Comparing Font Legibility

If you're not reading the Wichita State Software Usability Research Laboratory newsletter regularly, you should be. It's an amazing source of usability experiments with actual data, hypotheses, citations, statistics, and all that other stuff that puts the science back into computer science.

A 2001 SURL experiment compared the legibility of twelve common web fonts on a then-typical 17" monitor running at a resolution of 1024x768. And before you read any further, you should first view the font samples.

Examining the mean reading time for each font type irrespective of their accuracy, we found significant differences. The reading time difference between [Corsiva and Tahoma] was 40 seconds for approximately two pages of text. This finding of a relatively small difference in reading speed between these fonts has been consistent with our previous studies.

font legibility results graph

I'm surprised that they consider a difference of 40 seconds -- that's 13 percent of the total reading time of ~310 seconds -- "relatively small". A 13 percent difference in reading time between the pseudo-calligraphic, completely inappropriate Corsiva and Tahoma isn't terribly surprising.
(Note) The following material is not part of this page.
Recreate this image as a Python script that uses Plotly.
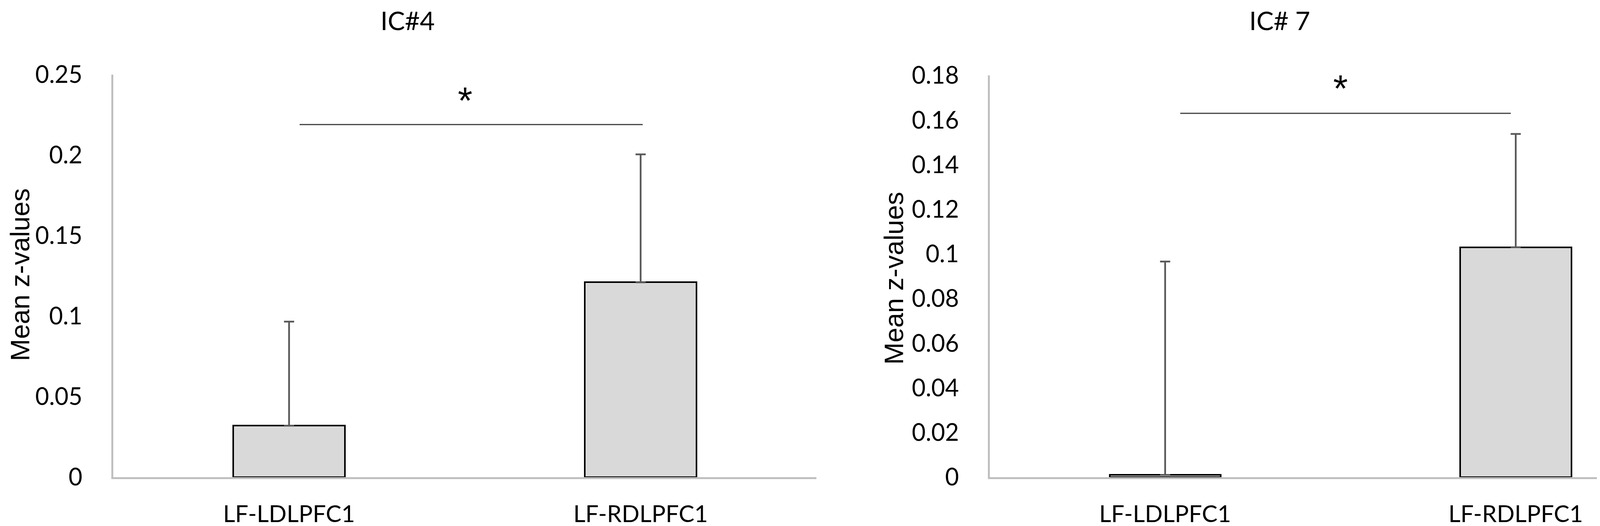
import plotly.graph_objects as go

# data
categories = ["LF-LDLPFC1", "LF-RDLPFC1"]
panel_titles = ["IC#4", "IC# 7"]

ic4_means = [0.032, 0.121]
ic4_err = [0.0646, 0.0795]

ic7_means = [0.001, 0.103]
ic7_err = [0.0956, 0.0508]

y_max = [0.25, 0.18]
y_step = [0.05, 0.02]

# significance bracket: (x0, x1) in category index units, height in data units
sig_x = [(0.03, 1.006), (0.043, 0.986)]
sig_y = [0.219, 0.163]
star_y = [0.236, 0.1757]

TICK_FONT = dict(family="Lato", size=61, color="black")
CAT_FONT = dict(family="Lato", size=60, color="black")
BAR_FILL = "#d9d9d9"
AXIS_GREY = "#bfbfbf"
ERR_GREY = "#595959"

fig = go.Figure()

panels = [(ic4_means, ic4_err), (ic7_means, ic7_err)]
x_domains = [[282 / 4328, 2082 / 4328], [2526 / 4328, 4321 / 4328]]
y_domains = [[1 - 1213 / 1346, 1 - 183 / 1346], [1 - 1213 / 1346, 1 - 185 / 1346]]

for i, (means, err) in enumerate(panels):
    ax = "" if i == 0 else str(i + 1)
    fig.add_trace(go.Bar(
        x=categories,
        y=means,
        width=0.317,
        marker=dict(color=BAR_FILL, line=dict(color="black", width=4)),
        error_y=dict(
            type="data",
            array=err,
            arrayminus=[0, 0],
            symmetric=False,
            color=ERR_GREY,
            thickness=4.5,
            width=13,
        ),
        xaxis="x" + ax,
        yaxis="y" + ax,
        showlegend=False,
    ))

    # significance line and star
    fig.add_shape(
        type="line",
        xref="x" + ax, yref="y" + ax,
        x0=sig_x[i][0], x1=sig_x[i][1], y0=sig_y[i], y1=sig_y[i],
        line=dict(color="#404040", width=3),
    )
    fig.add_annotation(
        xref="x" + ax, yref="y" + ax,
        x=0.5, y=star_y[i],
        text="*", showarrow=False,
        font=dict(family="Liberation Sans", size=96, color="black"),
        yanchor="middle", yshift=-8,
    )

    n = int(round(y_max[i] / y_step[i]))
    tickvals = [round(k * y_step[i], 4) for k in range(n + 1)]
    ticktext = ["0" if v == 0 else ("%g" % v) for v in tickvals]

    fig.layout["xaxis" + ax] = dict(
        domain=x_domains[i],
        anchor="y" + ax,
        type="category",
        range=[-0.5, 1.5],
        showline=True, linecolor=AXIS_GREY, linewidth=5,
        ticks="", showgrid=False, zeroline=False,
        tickfont=CAT_FONT,
        ticklabelstandoff=38,
        automargin=False,
    )
    fig.layout["yaxis" + ax] = dict(
        domain=y_domains[i],
        anchor="x" + ax,
        range=[0, y_max[i]],
        tickvals=tickvals,
        ticktext=ticktext,
        showline=True, linecolor=AXIS_GREY, linewidth=5,
        ticks="", showgrid=False, zeroline=False,
        tickfont=TICK_FONT,
        ticklabelstandoff=62,
        automargin=False,
    )

# panel titles and y-axis titles
title_x = [1035 / 4328, 3268 / 4328]
ytitle_x = [43 / 4328, 2280 / 4328]
ytitle_y = [1 - 695 / 1346, 1 - 704 / 1346]
for i in range(2):
    fig.add_annotation(
        xref="paper", yref="paper",
        x=title_x[i], y=1 - 43 / 1346,
        text=panel_titles[i], showarrow=False,
        font=dict(family="Lato", size=66, color="black"),
        xanchor="center", yanchor="middle",
    )
    fig.add_annotation(
        xref="paper", yref="paper",
        x=ytitle_x[i], y=ytitle_y[i],
        text="Mean z-values", showarrow=False, textangle=-90,
        font=dict(family="Liberation Sans", size=68, color="black"),
        xanchor="center", yanchor="middle",
    )

fig.update_layout(
    width=4328,
    height=1346,
    margin=dict(l=0, r=0, t=0, b=0, autoexpand=False),
    paper_bgcolor="white",
    plot_bgcolor="white",
    bargap=0.0,
)

fig.write_html("out.html")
But here's what is: Courier -- the only monospace font in the experiment -- was the second worst font for reading time. Courier barely performed any better than the abhorrent Corsiva! Any connection between reading paragraphs in a browser and reading code in an IDE is unclear, but it certainly doesn't bode well for the use of monospace fonts in general.

In the end, the reading speed differences between the various fonts may not be large enough to be significant. At least not for the type of reading most people do on the computer:

.. the different reading speeds associated with various font types may not be of any real consequence for short online passages -- as long as the fonts are within the conventional font size and type range.

Before worrying about fonts, be sure you aren't presenting giant blocks of text to the user in the first place. Well-designed web pages avoid using large blocks of text, and so should your code.